Maybe it's the landscape. The mountains around here are spectacular, I'm sorry-- and it isn't until I visit other areas of the country (e.g. the South), where the landscape is one anonymous wooded rolling hill after another, where you can't see any interesting topography on the horizon, where the lenticular haze in the air makes distant clouds fade into indistinct light-gray ghosts at the edge of vision, where the only interesting objects breaking up the line of trees are the sixty-foot fast-food restaurant signs that cluster around freeway exits like redwood groves-- that I understand just how special a thing it is to see burly and severe hills thirty or forty miles away, the fog rolling over them through the low passes, the detail on their sides and around the edges of the fog and clouds as crisp as though they were right above your head. Being able to drive up Quimby Road and see the dark and light patches on Mt. Tamalpais north of the Golden Gate, sixty miles away, is something that makes my heart race. Maybe not everybody's... but mine, yes indeed it does.
Maybe it's that in the urban areas, space is at such a premium that the roads themselves take on personalities. Go ten miles outside the Bay Area and suddenly you're in rural farmland-- but within the city, each street has a history and a face. Lawrence Expressway. Montague Expressway. San Tomas Expressway. El Camino Real. You can stand on a Civil War battlefield and know that the Blue and the Gray fought right there on that spot-- but somehow it isn't as real as standing on a bustling commuter artery that you know two hundred years ago connected the Spanish missions up and down the coast, and was just as vital a thoroughfare as it is today.
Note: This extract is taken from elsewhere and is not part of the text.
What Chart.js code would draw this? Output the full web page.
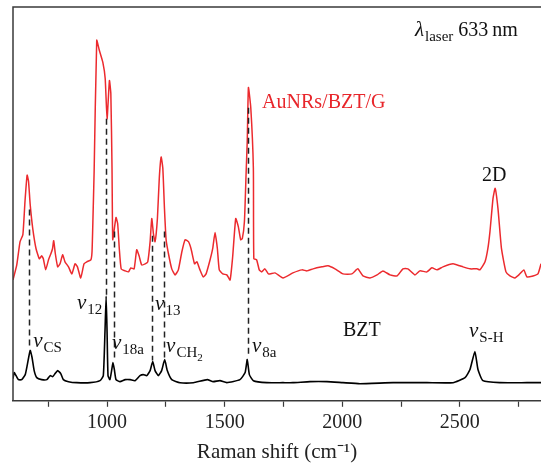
<!DOCTYPE html>
<html lang="en">
<head>
<meta charset="UTF-8">
<title>Raman spectra</title>
<script src="https://cdn.jsdelivr.net/npm/chart.js@4.4.0/dist/chart.umd.min.js"></script>
<style>
    html, body { margin: 0; padding: 0; background: #fff; }
    #chart_parent { width: 541px; height: 466px; }
</style>
</head>
<body>
<div id="chart_parent">
    <canvas id="myChart"></canvas>
</div>
<script>
    // AuNRs/BZT/G spectrum (offset upward), Raman shift in cm-1 and counts (arb.)
    var redShift = [600, 616, 630, 642, 651, 660, 666, 673, 684, 698, 712, 722, 729, 739, 751, 761, 768, 773, 780, 790,
        800, 811, 821, 836, 850, 864, 874, 888, 902, 914, 931, 936, 940, 945, 956, 967, 982, 992, 1000, 1010,
        1016, 1021, 1024, 1031, 1038, 1045, 1052, 1060, 1077, 1091, 1101, 1115, 1126, 1136, 1147, 1162, 1173, 1183, 1190, 1197,
        1204, 1214, 1222, 1230, 1237, 1244, 1251, 1261, 1275, 1289, 1303, 1318, 1332, 1346, 1357, 1372, 1382, 1395, 1409, 1421,
        1438, 1449, 1459, 1469, 1477, 1492, 1509, 1523, 1534, 1547, 1558, 1568, 1575, 1584, 1591, 1596, 1601, 1611, 1622, 1624,
        1636, 1647, 1657, 1671, 1686, 1714, 1748, 1790, 1829, 1850, 1876, 1914, 1939, 1969, 2003, 2041, 2066, 2088, 2118, 2148,
        2173, 2203, 2233, 2258, 2279, 2309, 2330, 2360, 2381, 2403, 2428, 2471, 2500, 2513, 2543, 2573, 2585, 2607, 2619, 2628,
        2641, 2650, 2662, 2677, 2696, 2713, 2734, 2751, 2772, 2785, 2811, 2832, 2845];
    var redCounts = [120, 135, 158, 165, 198, 224, 218, 195, 171, 151, 141, 144, 141, 130, 140, 146, 151, 159, 146, 133,
        136, 145, 138, 133, 126, 136, 133, 122, 136, 138, 140, 148, 181, 228, 358, 348, 336, 320, 280, 318,
        305, 231, 160, 171, 182, 176, 151, 131, 129, 128, 132, 131, 150, 144, 135, 136, 138, 158, 181, 166,
        158, 181, 221, 242, 231, 191, 160, 146, 131, 125, 130, 148, 160, 158, 151, 136, 138, 130, 123, 126,
        140, 151, 167, 151, 130, 126, 125, 120, 143, 181, 173, 160, 161, 178, 225, 258, 311, 291, 231, 141,
        140, 130, 128, 131, 126, 127, 122, 127, 130, 129, 131, 133, 134, 131, 126, 126, 131, 124, 122, 125,
        129, 125, 124, 131, 131, 125, 129, 128, 132, 130, 133, 136, 134, 133, 131, 131, 130, 138, 151, 168,
        201, 211, 191, 151, 128, 124, 122, 125, 130, 123, 124, 126, 136];

    // BZT reference spectrum
    var blackShift = [600, 605, 613, 623, 637, 652, 661, 673, 681, 690, 701, 722, 744, 758, 769, 779, 790, 803, 814, 836,
        871, 928, 970, 984, 991, 996, 1000, 1004, 1012, 1020, 1025, 1031, 1038, 1055, 1077, 1098, 1119, 1140, 1154, 1169,
        1183, 1194, 1204, 1218, 1232, 1245, 1256, 1275, 1310, 1367, 1426, 1451, 1480, 1509, 1565, 1587, 1596, 1605, 1622, 1679,
        1748, 1790, 1863, 1935, 2003, 2075, 2216, 2360, 2471, 2522, 2543, 2564, 2577, 2598, 2670, 2785, 2845];
    var blackCounts = [22, 28, 25, 21, 21, 26, 36, 50, 43, 30, 23, 21, 21, 25, 24, 27, 30, 27, 21, 19,
        18, 18, 20, 25, 68, 104, 68, 25, 21, 31, 38, 31, 21, 19, 21, 21, 20, 25, 26, 25,
        30, 39, 30, 25, 30, 41, 30, 21, 18, 18, 21, 19, 20, 18, 21, 28, 41, 26, 20, 18,
        18, 18, 19, 19, 18, 17, 18, 18, 18, 23, 31, 49, 31, 20, 18, 18, 18];

    // x ticks every 250, labels every 500
    var xTicks = [750, 1000, 1250, 1500, 1750, 2000, 2250, 2500, 2750];

    // dashed guide lines linking the two spectra
    var guideShift = [668, 997, 1030, 1191, 1241, 1598];
    var guideTop = [190, 280, 168, 164, 168, 291];
    var guideBottom = [53, 104, 40, 40, 43, 46];

    var serif = "'Liberation Serif', 'Times New Roman', serif";

    // text labels (x in cm-1, y in counts, baseline-left)
    var v_labels = [
        { x: 686, y: 53, parts: [['ν', 'i'], ['CS', 's']] },
        { x: 872, y: 91, parts: [['ν', 'i'], ['12', 's']] },
        { x: 1021, y: 51, parts: [['ν', 'i'], ['18a', 's']] },
        { x: 1204, y: 90, parts: [['ν', 'i'], ['13', 's']] },
        { x: 1251, y: 48, parts: [['ν', 'i'], ['CH', 's'], ['2', 'ss']] },
        { x: 1616, y: 48, parts: [['ν', 'i'], ['8a', 's']] },
        { x: 2539, y: 63, parts: [['ν', 'i'], ['S-H', 's']] },
        { x: 2003, y: 64, parts: [['BZT', 'n']] },
        { x: 2594, y: 218, parts: [['2D', 'n']] },
        { x: 1659, y: 291, parts: [['AuNRs/BZT/G', 'n']], color: '#e8262b' },
        { x: 2309, y: 362, parts: [['λ', 'i'], ['laser', 's'], [' 633\u2009nm', 'n']] }
    ];

    var pieceStyle = {
        i: { font: 'italic 21px ' + serif, dy: 0 },
        n: { font: '20px ' + serif, dy: 0 },
        s: { font: '15px ' + serif, dy: 5 },
        ss: { font: '11px ' + serif, dy: 9 }
    };

    var annotate = {
        id: 'annotate',
        afterDatasetsDraw: function (chart) {
            var ctx = chart.ctx, xs = chart.scales.x, ys = chart.scales.y, a = chart.chartArea;
            ctx.save();
            // frame: left and top edges
            ctx.strokeStyle = '#3a3a3a';
            ctx.lineWidth = 1.5;
            ctx.beginPath();
            ctx.moveTo(a.left, a.bottom);
            ctx.lineTo(a.left, a.top);
            ctx.lineTo(a.right, a.top);
            ctx.stroke();

            // dashed guides
            ctx.setLineDash([6, 4]);
            ctx.strokeStyle = '#222';
            ctx.lineWidth = 1.5;
            for (var i = 0; i < guideShift.length; i++) {
                var gx = Math.round(xs.getPixelForValue(guideShift[i])) + 0.5;
                ctx.beginPath();
                ctx.moveTo(gx, ys.getPixelForValue(guideTop[i]));
                ctx.lineTo(gx, ys.getPixelForValue(guideBottom[i]));
                ctx.stroke();
            }
            ctx.setLineDash([]);

            // labels
            ctx.textBaseline = 'alphabetic';
            ctx.textAlign = 'left';
            v_labels.forEach(function (l) {
                var px = xs.getPixelForValue(l.x), py = ys.getPixelForValue(l.y);
                ctx.fillStyle = l.color || '#111';
                l.parts.forEach(function (p) {
                    var st = pieceStyle[p[1]];
                    ctx.font = st.font;
                    ctx.fillText(p[0], px, py + st.dy);
                    px += ctx.measureText(p[0]).width + (p[1] === 'i' ? 1 : 0);
                });
            });
            ctx.restore();
        }
    };

    function toPoints(xArr, yArr) {
        return xArr.map(function (x, i) { return { x: x, y: yArr[i] }; });
    }

    const ctx = document.getElementById('myChart').getContext('2d');
    const myChart = new Chart(ctx, {
        type: 'line',
        data: {
            datasets: [{
                label: 'AuNRs/BZT/G',
                data: toPoints(redShift, redCounts),
                borderColor: '#ec2a2e',
                borderWidth: 1.5,
                pointRadius: 0,
                tension: 0.15
            }, {
                label: 'BZT',
                data: toPoints(blackShift, blackCounts),
                borderColor: '#000',
                borderWidth: 1.6,
                pointRadius: 0,
                tension: 0.15
            }]
        },
        options: {
            responsive: true,
            maintainAspectRatio: false,
            animation: false,
            devicePixelRatio: 1,
            layout: { padding: { left: 13, top: 7, right: 0, bottom: 1 } },
            plugins: {
                legend: { display: false },
                tooltip: { enabled: false }
            },
            scales: {
                x: {
                    type: 'linear',
                    min: 600,
                    max: 2845,
                    afterBuildTicks: function (scale) {
                        scale.ticks = xTicks.map(function (v) { return { value: v }; });
                    },
                    ticks: {
                        autoSkip: false,
                        maxRotation: 0,
                        padding: 4,
                        color: '#222',
                        font: { family: serif, size: 20 },
                        callback: function (v) { return v % 500 === 0 ? String(v) : ''; }
                    },
                    grid: {
                        drawOnChartArea: false,
                        drawTicks: true,
                        tickLength: 6,
                        tickWidth: 1.2,
                        color: '#3a3a3a'
                    },
                    border: { display: true, color: '#3a3a3a', width: 1.5 },
                    title: {
                        display: true,
                        text: 'Raman shift (cm\u207B\u00B9)',
                        color: '#222',
                        font: { family: serif, size: 21 },
                        padding: { top: 1, bottom: 0 }
                    }
                },
                y: {
                    display: false,
                    min: 0,
                    max: 391
                }
            }
        },
        plugins: [annotate]
    });
</script>
</body>
</html>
Maybe it's that here, people are friendly but not invasive. Stand at a bus stop with strangers, and you'll get smiles and nods all around, but no boisterous and paternal conversation or stories about people's home lives. Everybody here is understood to be a mover and/or a shaker, and we figure that if that person over there wanted to be talked to, he or she would have said so. So: no outright hostility, á la New York. No insincere, forced smarminess, what a friend called "Minnesota Friendly" while I was visiting him in Minneapolis. No eerie sense that you're being sized up and judged, like in the South. Just laid back live-and-let-live.
But probably what it is, most of all, is the weather. Where else but LA can you wear shorts and a t-shirt at 4:00 in the morning in January? Where else but LA or San Jose (or, well, Hawaii) can you live comfortably in a house that has neither central heating nor air conditioning? In the South, I've found, the rain likes to leap out from behind doors, dump buckets on you, kick you in the balls, and then run away. Lightning storms are the rule, not the exception; over the course of a day you can expect to see it go from partly-cloudy to thundering rainstorm to tornado-watch and back, all without the temperature dropping below 90. But in California, if it's going to rain, you know it: it comes over the horizon, squaring its shoulders, rubs its hands together, and says, "Hey! I'm gonna rain now!" The people yell back, "Okay!" And then the rain goes about its business, gets everything nice and soaked for two or three days, wrings itself out, and leaves. "See you in November!" it calls back over its shoulder.
I know it pisses people off no end to hear Californians talk about "dry heat", but honestly I have to say that it's got to be one of the most fundamental issues behind regional personality differences in this country. The weather here is our friend. I can walk around outside in 114-degree heat on an August day in Ukiah, because the humidity is under 25%. But in Atlanta or Nashville, 85 degrees is unbearable, and 95 is agony. We came out of an air-conditioned Murfreesboro video store a couple of nights ago into what I thought was going to be the cool night air. But instead of feeling a crisp breeze prickling my skin, my glasses fogged up. I'm serious. A cloud had just done a drive-by raining at the intersection there about an hour before, and now the air was so laden with moisture and so hot that it was like stepping into a particularly aggressive sauna.
I don't mean to degrade an entire region for its weather; I really don't. But to have to scuttle painfully from doorway to car, and from car to doorway, hoping your anti-perspirant holds out for just one more minute until you can get to the shelter of the vents-- that's just no way to live. Skulking in fear of the very air, from air-conditioned haven to air-conditioned haven-- it's enough to make one wonder, as one of the guys living there even said, how anybody ever survived there before air conditioning existed. I wonder what life there was like when that technology was brand-new and just being adopted?
I have to say, though, that I can see what kinds of personalities can come from these different kinds of climates. In California, the weather isn't your enemy. It goes about its business, you go about yours-- and so the people behave similarly. But in the South, and indeed in the Midwest and some parts of the East Coast, or anywhere where the humidity is that oppressive-- well, growing up where air conditioning is an inextricable part of life, and where rain can come kung-fu kicking at you from any direction at any time, I can easily see how one might grow up spoiled, dependent upon technology, unwilling to bear hardships in the natural world if there's any choice in the matter. Those people who are able to hike or jog or even play golf in such an environment I admire greatly, and in particular those who are able to cultivate an appreciation for the natural world against a backdrop where that world so vividly represents an adversary. But if you're looking for a reason why religion seems to have taken such hold in the South, I say that the weather's got to have a lot to do with it. In no other region is it so apparent that we're at the mercy of higher powers, and that God-- with his air-conditioned churches-- is on our side.
I don't mean to sound as though I hate these other regions. I don't. Indeed, if it weren't for the humidity (and possibly the church density), I'd find Nashville to be a charming and livable place. But ... well, you know, getting off the plane in San Jose, standing next to the shuttle bus to long-term parking with the sun beating down on me and yet my hands remaining dry and not a drop of sweat on me-- when I ask my brain what the possibility would be of my moving away, its immediate response is, What, are you nuts?